Aim: Reproduce the full listing below unchanged, apart from the pictures.

Source material:
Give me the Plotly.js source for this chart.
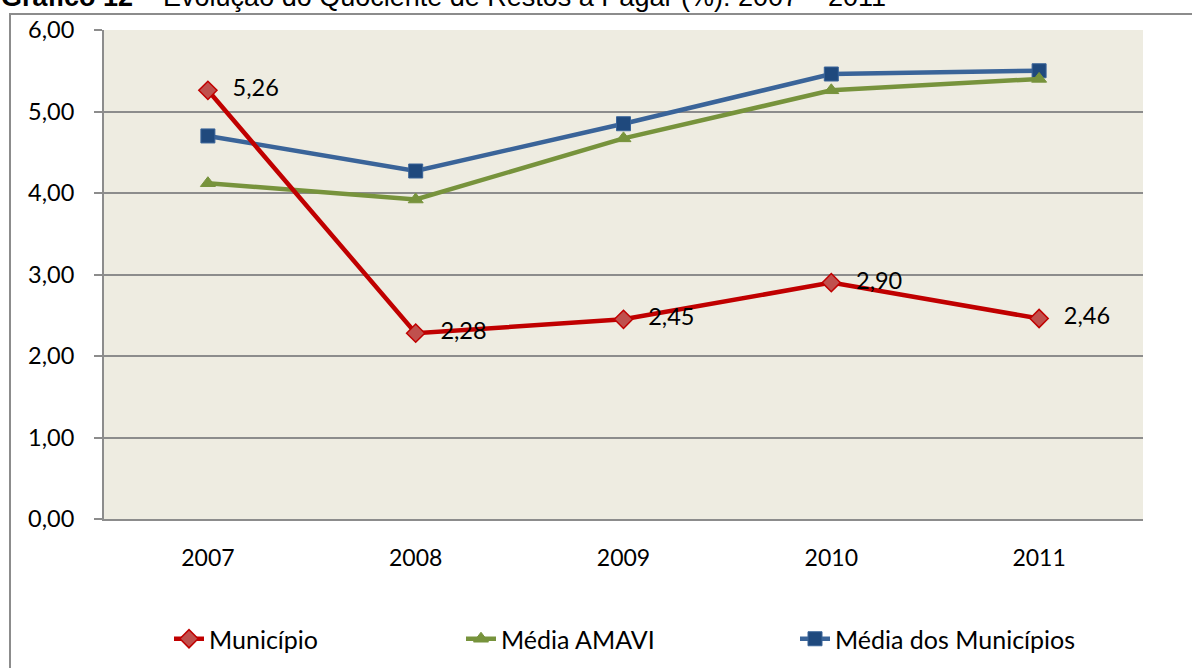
<!DOCTYPE html>
<html>
<head>
<meta charset="utf-8">
<script src="https://cdn.plot.ly/plotly-3.0.1.min.js"></script>
<style>html,body{margin:0;padding:0;background:#fff;}#chart{width:1192px;height:668px;}</style>
</head>
<body>
<div id="chart"></div>
<script>
const years = ["2007", "2008", "2009", "2010", "2011"];
const municipio = [5.26, 2.28, 2.45, 2.90, 2.46];
const mediaAmavi = [4.12, 3.92, 4.67, 5.26, 5.40];
const mediaMunicipios = [4.70, 4.27, 4.85, 5.46, 5.50];
const seriesNames = ["Município", "Média AMAVI", "Média dos Municípios"];
const yTicks = [0, 1, 2, 3, 4, 5, 6];

const FONT = "Lato, 'Open Sans', sans-serif";
const fmt = v => v.toFixed(2).replace('.', ',');

const W = 1192, H = 668, L = 104, R = 49, T = 30, B = 149;
const pw = W - L - R, ph = H - T - B;
const px2x = p => (p - L) / pw;
const py2y = p => (H - B - p) / ph;

const traces = [
  {
    x: years, y: mediaMunicipios, name: seriesNames[2], type: 'scatter', mode: 'lines+markers',
    line: {color: '#3A6499', width: 4.5},
    marker: {symbol: 'square', size: 14, color: '#1F497D', line: {color: '#3A6499', width: 1}},
    legend: 'legend3', hoverinfo: 'skip'
  },
  {
    x: years, y: mediaAmavi, name: seriesNames[1], type: 'scatter', mode: 'lines+markers',
    line: {color: '#77933C', width: 4.5},
    marker: {symbol: 'triangle-up', size: 13, color: '#77933C', line: {color: '#77933C', width: 1}},
    legend: 'legend2', hoverinfo: 'skip'
  },
  {
    x: years, y: municipio, name: seriesNames[0], type: 'scatter', mode: 'lines+markers+text',
    line: {color: '#C00000', width: 4.5},
    marker: {symbol: 'diamond', size: 14, color: '#C0504D', line: {color: '#C00000', width: 1.5}},
    text: municipio.map(v => '\u00a0\u00a0\u2009' + fmt(v)), textposition: 'middle right',
    textfont: {family: FONT, size: 23.5, color: '#000'},
    legend: 'legend', hoverinfo: 'skip'
  }
];

const legendBase = {
  orientation: 'h', yref: 'container', xref: 'paper', yanchor: 'middle', xanchor: 'left',
  y: (H - 639) / H, font: {family: FONT, size: 25, color: '#000'}, bgcolor: 'rgba(0,0,0,0)',
  itemwidth: 30
};

const layout = {
  width: W, height: H,
  margin: {l: L, r: R, t: T, b: B, autoexpand: false},
  paper_bgcolor: '#ffffff',
  plot_bgcolor: '#EEECE1',
  font: {family: FONT, size: 23, color: '#000'},
  separators: ',.',
  showlegend: true,
  legend: Object.assign({}, legendBase, {x: px2x(169)}),
  legend2: Object.assign({}, legendBase, {x: px2x(461)}),
  legend3: Object.assign({}, legendBase, {x: px2x(795)}),
  xaxis: {
    type: 'category', range: [-0.5, 4.5], showgrid: false, zeroline: false, automargin: false,
    showline: true, linecolor: '#8C8C8C', linewidth: 2, ticks: '',
    tickfont: {family: FONT, size: 23, color: '#000'}, ticklabelstandoff: 17, fixedrange: true
  },
  yaxis: {
    range: [0, 6], tickvals: yTicks, ticktext: yTicks.map(fmt), automargin: false,
    showgrid: true, gridcolor: '#8C8C8C', gridwidth: 2, zeroline: false,
    showline: true, linecolor: '#8C8C8C', linewidth: 2,
    ticks: 'outside', ticklen: 8, tickcolor: '#8C8C8C', tickwidth: 2,
    tickfont: {family: FONT, size: 23.5, color: '#000'}, ticklabelstandoff: 15, fixedrange: true
  },
  shapes: [
    {type: 'rect', xref: 'paper', yref: 'paper', x0: px2x(10), x1: px2x(1250), y0: py2y(700), y1: py2y(14),
     line: {color: '#8C8C8C', width: 2}, fillcolor: 'rgba(0,0,0,0)', layer: 'below'}
  ],
  annotations: [
    {xref: 'paper', yref: 'paper', x: px2x(-1), y: py2y(14), xanchor: 'left', yanchor: 'bottom',
     showarrow: false, align: 'left',
     text: '<b>Gráfico 12</b> – Evolução do Quociente de Restos a Pagar (%): 2007 – 2011',
     font: {family: "'Liberation Sans', Arial, sans-serif", size: 27, color: '#000'}}
  ]
};

Plotly.newPlot('chart', traces, layout, {displayModeBar: false, staticPlot: true});
</script>
</body>
</html>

Exercise output:
Give me the Plotly.js source for this chart.
<!DOCTYPE html>
<html>
<head>
<meta charset="utf-8">
<script src="https://cdn.plot.ly/plotly-3.0.1.min.js"></script>
<style>html,body{margin:0;padding:0;background:#fff;}#chart{width:1192px;height:668px;}</style>
</head>
<body>
<div id="chart"></div>
<script>
const years = ["2007", "2008", "2009", "2010", "2011"];
const municipio = [5.26, 2.28, 2.45, 2.90, 2.46];
const mediaAmavi = [4.12, 3.92, 4.67, 5.26, 5.40];
const mediaMunicipios = [4.70, 4.27, 4.85, 5.46, 5.50];
const seriesNames = ["Município", "Média AMAVI", "Média dos Municípios"];
const yTicks = [0, 1, 2, 3, 4, 5, 6];

const FONT = "Lato, 'Open Sans', sans-serif";
const fmt = v => v.toFixed(2).replace('.', ',');

const W = 1192, H = 668, L = 104, R = 49, T = 30, B = 149;
const pw = W - L - R, ph = H - T - B;
const px2x = p => (p - L) / pw;
const py2y = p => (H - B - p) / ph;

const traces = [
  {
    x: years, y: mediaMunicipios, name: seriesNames[2], type: 'scatter', mode: 'lines+markers',
    line: {color: '#3A6499', width: 4.5},
    marker: {symbol: 'square', size: 14, color: '#1F497D', line: {color: '#3A6499', width: 1}},
    legend: 'legend3', hoverinfo: 'skip'
  },
  {
    x: years, y: mediaAmavi, name: seriesNames[1], type: 'scatter', mode: 'lines+markers',
    line: {color: '#77933C', width: 4.5},
    marker: {symbol: 'triangle-up', size: 13, color: '#77933C', line: {color: '#77933C', width: 1}},
    legend: 'legend2', hoverinfo: 'skip'
  },
  {
    x: years, y: municipio, name: seriesNames[0], type: 'scatter', mode: 'lines+markers+text',
    line: {color: '#C00000', width: 4.5},
    marker: {symbol: 'diamond', size: 14, color: '#C0504D', line: {color: '#C00000', width: 1.5}},
    text: municipio.map(v => '\u00a0\u00a0\u2009' + fmt(v)), textposition: 'middle right',
    textfont: {family: FONT, size: 23.5, color: '#000'},
    legend: 'legend', hoverinfo: 'skip'
  }
];

const legendBase = {
  orientation: 'h', yref: 'container', xref: 'paper', yanchor: 'middle', xanchor: 'left',
  y: (H - 639) / H, font: {family: FONT, size: 25, color: '#000'}, bgcolor: 'rgba(0,0,0,0)',
  itemwidth: 30
};

const layout = {
  width: W, height: H,
  margin: {l: L, r: R, t: T, b: B, autoexpand: false},
  paper_bgcolor: '#ffffff',
  plot_bgcolor: '#EEECE1',
  font: {family: FONT, size: 23, color: '#000'},
  separators: ',.',
  showlegend: true,
  legend: Object.assign({}, legendBase, {x: px2x(169)}),
  legend2: Object.assign({}, legendBase, {x: px2x(461)}),
  legend3: Object.assign({}, legendBase, {x: px2x(795)}),
  xaxis: {
    type: 'category', range: [-0.5, 4.5], showgrid: false, zeroline: false, automargin: false,
    showline: true, linecolor: '#8C8C8C', linewidth: 2, ticks: '',
    tickfont: {family: FONT, size: 23, color: '#000'}, ticklabelstandoff: 17, fixedrange: true
  },
  yaxis: {
    range: [0, 6], tickvals: yTicks, ticktext: yTicks.map(fmt), automargin: false,
    showgrid: true, gridcolor: '#8C8C8C', gridwidth: 2, zeroline: false,
    showline: true, linecolor: '#8C8C8C', linewidth: 2,
    ticks: 'outside', ticklen: 8, tickcolor: '#8C8C8C', tickwidth: 2,
    tickfont: {family: FONT, size: 23.5, color: '#000'}, ticklabelstandoff: 15, fixedrange: true
  },
  shapes: [
    {type: 'rect', xref: 'paper', yref: 'paper', x0: px2x(10), x1: px2x(1250), y0: py2y(700), y1: py2y(14),
     line: {color: '#8C8C8C', width: 2}, fillcolor: 'rgba(0,0,0,0)', layer: 'below'}
  ],
  annotations: [
    {xref: 'paper', yref: 'paper', x: px2x(-1), y: py2y(14), xanchor: 'left', yanchor: 'bottom',
     showarrow: false, align: 'left',
     text: '<b>Gráfico 12</b> – Evolução do Quociente de Restos a Pagar (%): 2007 – 2011',
     font: {family: "'Liberation Sans', Arial, sans-serif", size: 27, color: '#000'}}
  ]
};

Plotly.newPlot('chart', traces, layout, {displayModeBar: false, staticPlot: true});
</script>
</body>
</html>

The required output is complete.